Литературоведение, претендующее на действительную научность, должно вообще отказаться от задачи интерпретации конкретных текстов и сосредоточить свое внимание только на описании общих глубинных текстовых структур – вот предельный вывод структурной поэтики. Конкретные воплощения данного положения несколько скорректируют его жесткость, но теоретическая установка именно такова: предметом истинной науки, в том числе и науки о литературе, могут быть только общие, повторяющиеся, закономерные явления, каковыми в данном случае являются текстовые модели, а не сами тексты, литература как таковая, а не отдельные литературные произведения, условия смыслопорождения, а не сами смыслы.
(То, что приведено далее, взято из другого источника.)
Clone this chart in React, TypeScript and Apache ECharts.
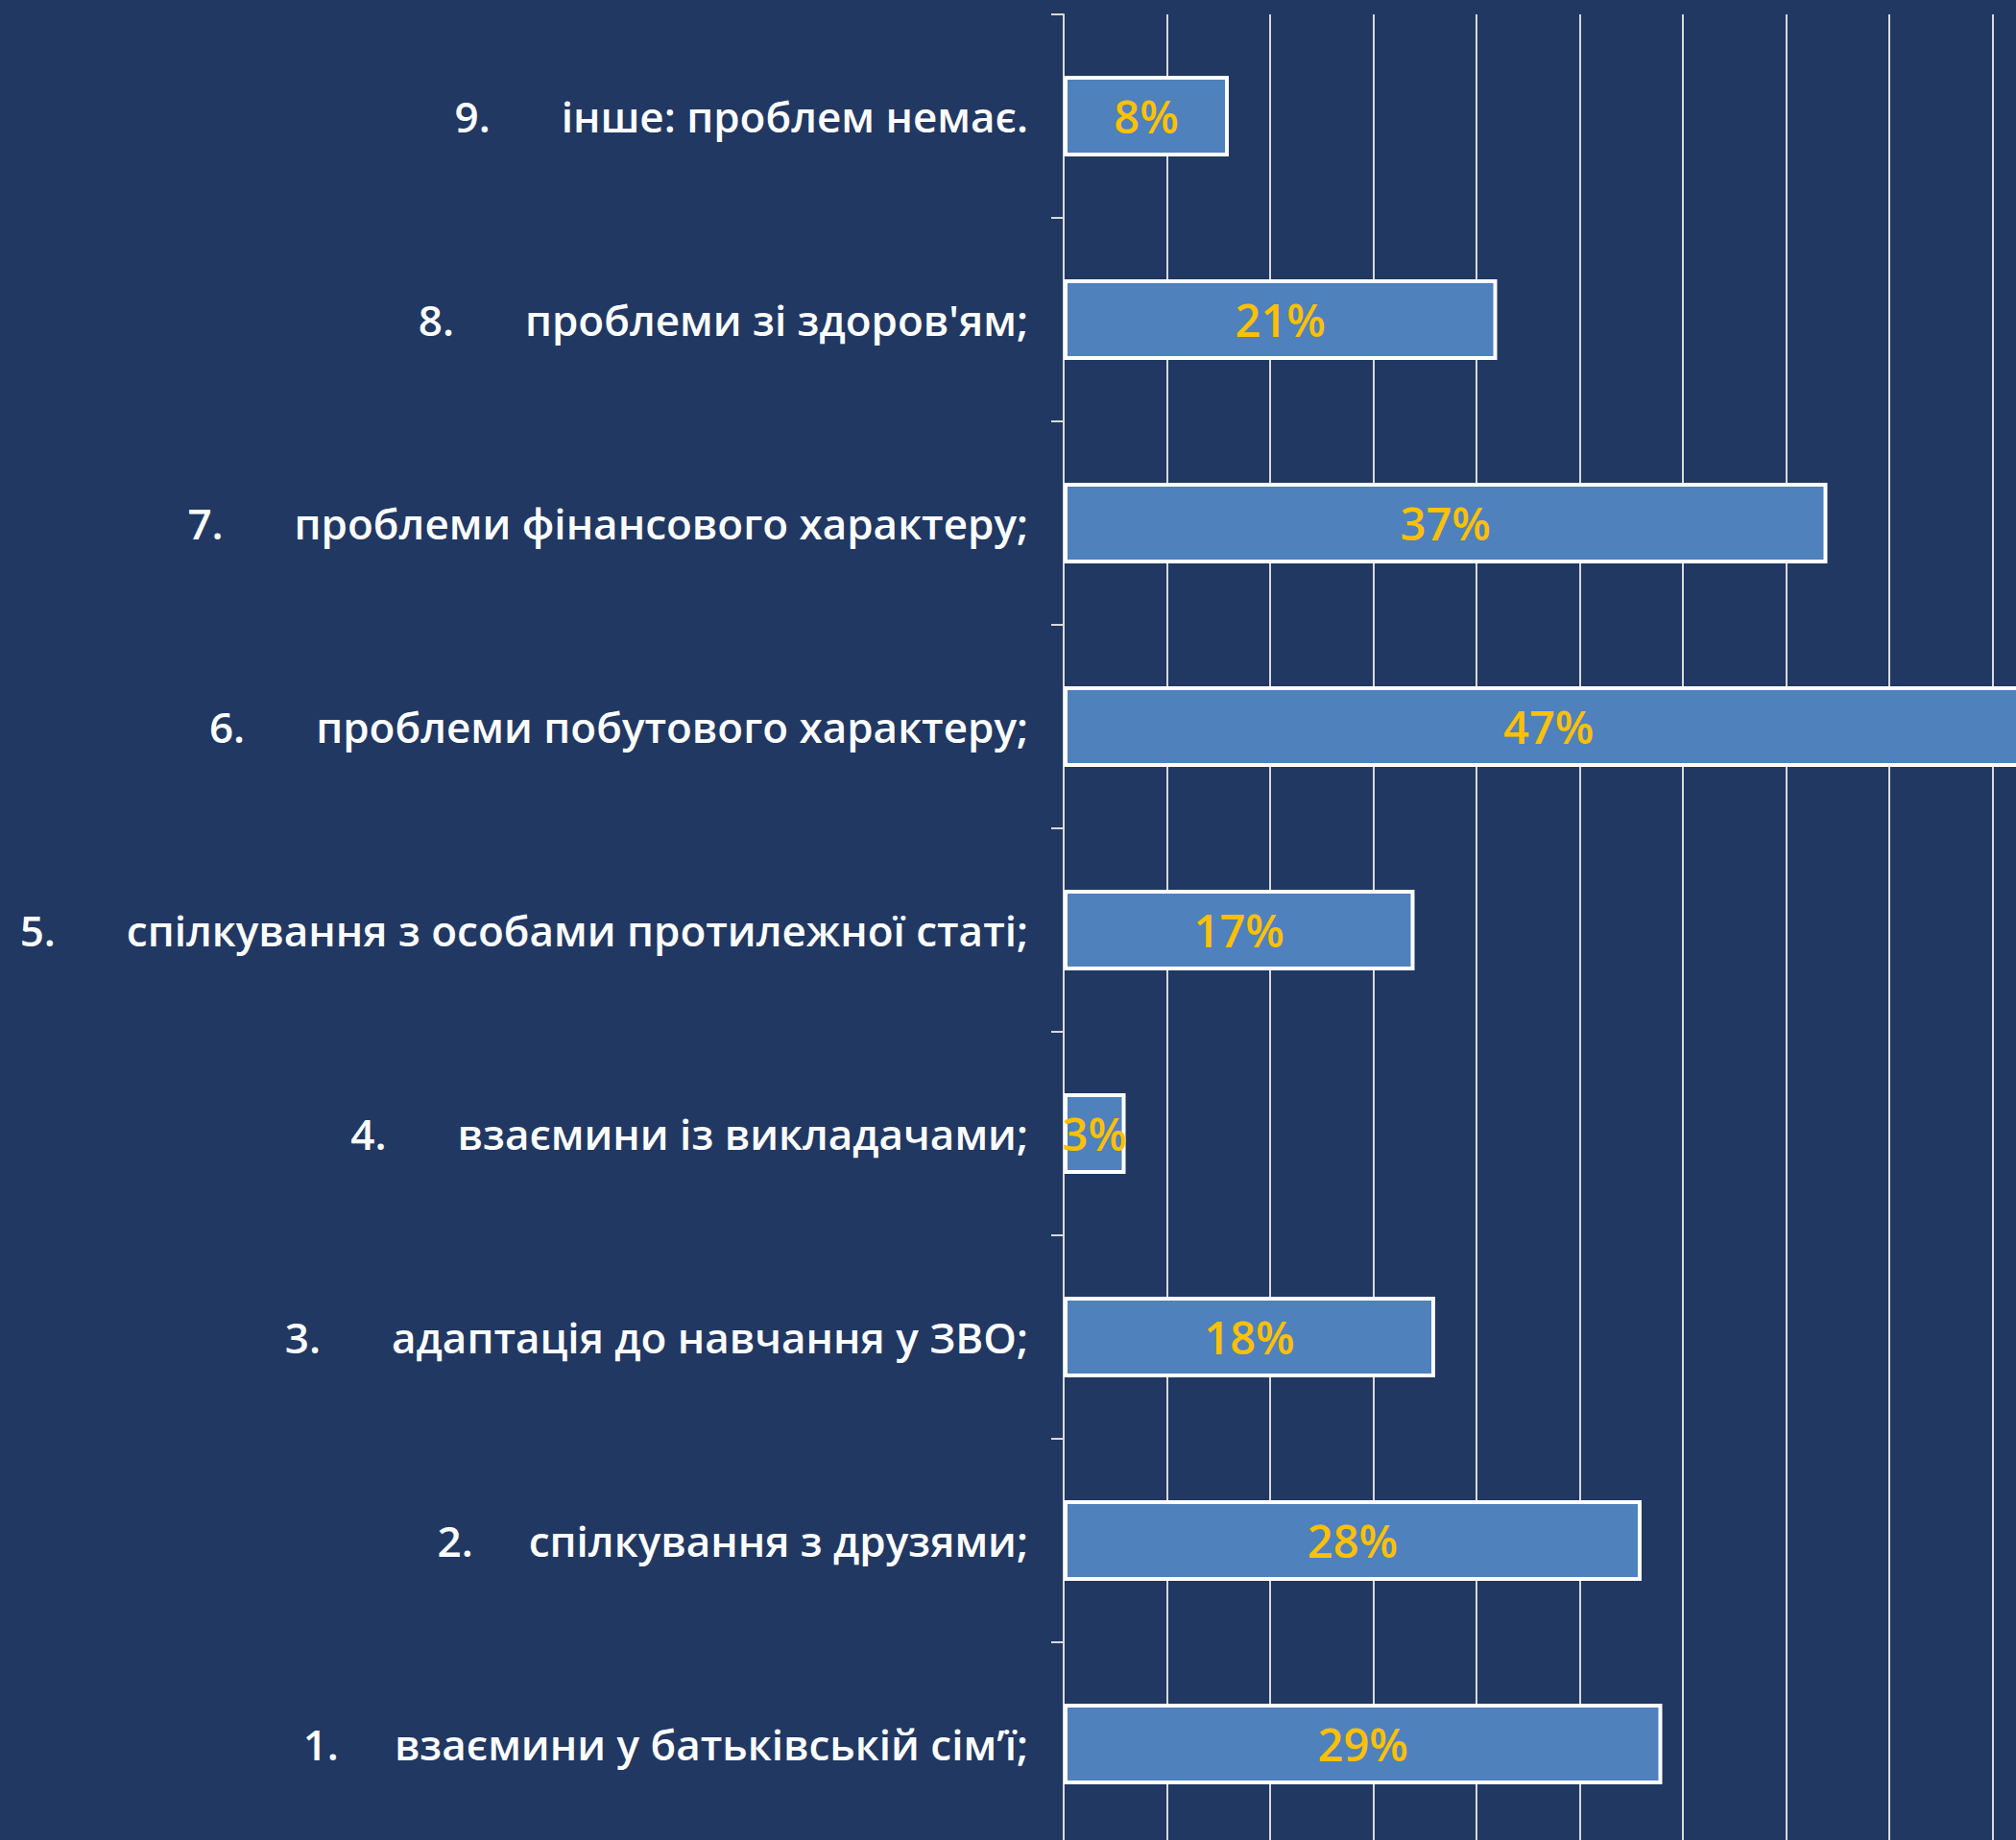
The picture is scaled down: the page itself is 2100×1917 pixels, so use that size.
import React, { useEffect, useRef } from "react";
import * as echarts from "echarts";

const numbers = ["1.", "2.", "3.", "4.", "5.", "6.", "7.", "8.", "9."];
const categories = [
  "взаємини у батьківській сім’ї;",
  "спілкування з друзями;",
  "адаптація до навчання у ЗВО;",
  "взаємини із викладачами;",
  "спілкування з особами протилежної статі;",
  "проблеми побутового характеру;",
  "проблеми фінансового характеру;",
  "проблеми зі здоров'ям;",
  "інше: проблем немає.",
];
const values = [29, 28, 18, 3, 17, 47, 37, 21, 8];

export default function App() {
  const ref = useRef<HTMLDivElement>(null);
  useEffect(() => {
    if (!ref.current) return;
    const chart = echarts.init(ref.current, undefined, { renderer: "svg" });
    const labels = categories.map((c, i) => numbers[i] + "|" + c);
    const font = "Open Sans";
    chart.setOption({
      animation: false,
      backgroundColor: "#213863",
      grid: { left: 1108, top: 15, width: 1075, height: 1908 },
      xAxis: {
        type: "value",
        min: 0,
        max: 50,
        interval: 5,
        axisLine: { show: false },
        axisTick: { show: false },
        axisLabel: { show: false },
        splitLine: { show: true, lineStyle: { color: "#d9d9d9", width: 2 } },
      },
      yAxis: {
        type: "category",
        data: labels,
        axisLine: { show: true, lineStyle: { color: "#d9d9d9", width: 2 } },
        axisTick: { show: true, length: 13, lineStyle: { color: "#d9d9d9", width: 2 } },
        splitLine: { show: false },
        axisLabel: {
          margin: 37,
          formatter: (v: string) => {
            const [n, t] = v.split("|");
            const st = n === "1." || n === "2." ? "m" : "n";
            return "{" + st + "|" + n + "}{t|" + t + "}";
          },
          rich: {
            n: {
              color: "#ffffff",
              fontFamily: font,
              fontWeight: 600,
              fontSize: 44,
              padding: [0, 74, 0, 0],
            },
            m: {
              color: "#ffffff",
              fontFamily: font,
              fontWeight: 600,
              fontSize: 44,
              padding: [0, 58, 0, 0],
            },
            t: {
              color: "#ffffff",
              fontFamily: font,
              fontWeight: 600,
              fontSize: 44,
            },
          },
        },
      },
      series: [
        {
          type: "bar",
          data: values,
          barWidth: 84,
          itemStyle: { color: "#4f81bd", borderColor: "#ffffff", borderWidth: 4 },
          label: {
            show: true,
            position: "inside",
            formatter: "{c}%",
            color: "#ffc000",
            fontFamily: font,
            fontWeight: 600,
            fontSize: 47,
          },
        },
      ],
    });
    return () => chart.dispose();
  }, []);
  return (
    <div
      style={{
        position: "fixed",
        left: 0,
        top: 0,
        width: 2100,
        height: 1917,
        overflow: "hidden",
      }}
    >
      <div ref={ref} style={{ width: 2220, height: 1960 }} />
    </div>
  );
}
Литературоведческий структурализм имеет отчетливо выраженные лингвистические корни. Он опирается прежде всего на теорию знака Ф. де Соссюра, не случайно и в основе его понятийного аппарата лежит лингвистическая терминология. Из учения о языке Соссюра и его последователей структурализм почерпнул, в частности, представления о коллективном характере языка и, как следствие, о коммуникативной природе как первичных (например, естественный язык), так и вторичных (например, художественный текст) знаковых систем, а также о конвенциональности кода как совокупности правил и ограничений, обеспечивающих коммуникацию. Лингвистического же происхождения (прежде всего это связано с областью фонологии) и широко используемый структурализмом метод бинаризма – метод описания текстовых структур в терминах бинарных оппозиций.
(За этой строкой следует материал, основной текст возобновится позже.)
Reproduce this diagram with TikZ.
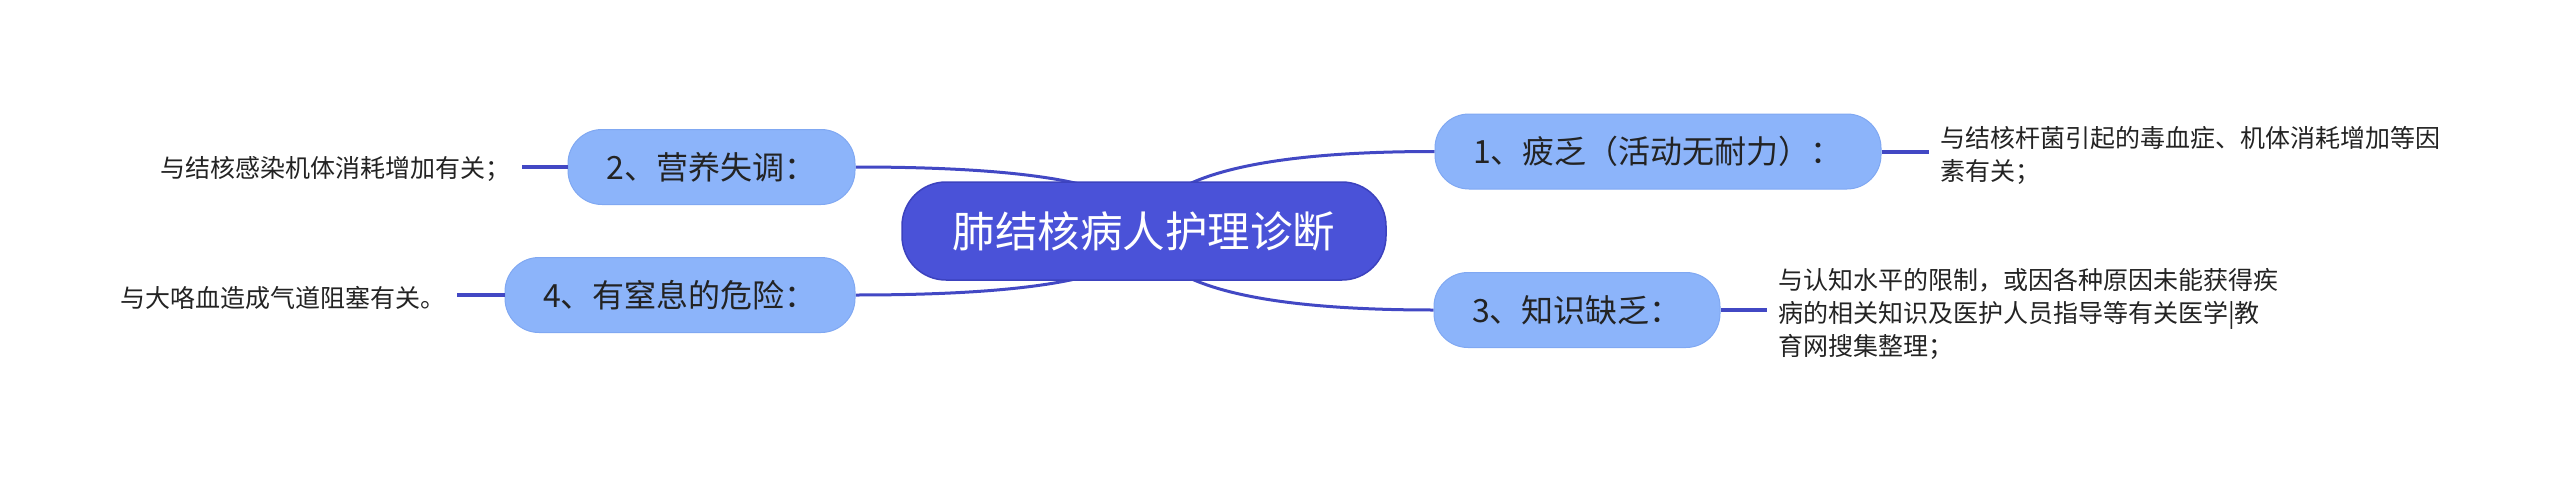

Одним из ключевых моментов структурного анализа является рассмотрение элементов структуры текста в качестве функций. Само понятие «функции» (как неразложимой единицы повествования, отражающей соотнесенность данного элемента структуры с остальными ее элементами) было введено В. Я. Проппом в его работе «Морфология сказки» (1928) – работе, установившей соответствие конкретных текстов, представляющих жанр волшебной сказки, общей инвариантной структуре. Именно эту работу сами структуралисты считают первым опытом структурного анализа. (Отметим, что почти одновременно с Проппом о «функциях» как структурообразующих элементах повествования, не вводя, впрочем, самого термина и называя «функции» «ролями», написал и В. Б. Шкловский – см. его работу «Новелла тайн», (1929), посвященную выявлению общей структуры рассказов Конан Дойля о Шерлоке Холмсе.) Теоретическое обоснование понятие «функция» получило также в работе Ю. Н. Тынянова «Архаисты и новаторы» (1929) – формалистические корни структурализма, таким образом, не менее очевидны, чем лингвистические. Строго говоря, при всем своем разнообразии (и с точки зрения количества составляющих единиц, и с точки зрения сферы применения – большей или меньшей степени универсальности этой сферы) предложенные структурализмом 60–70-х годов схемы повествовательных функций (работы А. Ж. Греймаса, К. Бремона, Ж. К. Коке) так или иначе опираются на включавшую применительно к волшебной сказке 31 функцию первоначальную схему Проппа.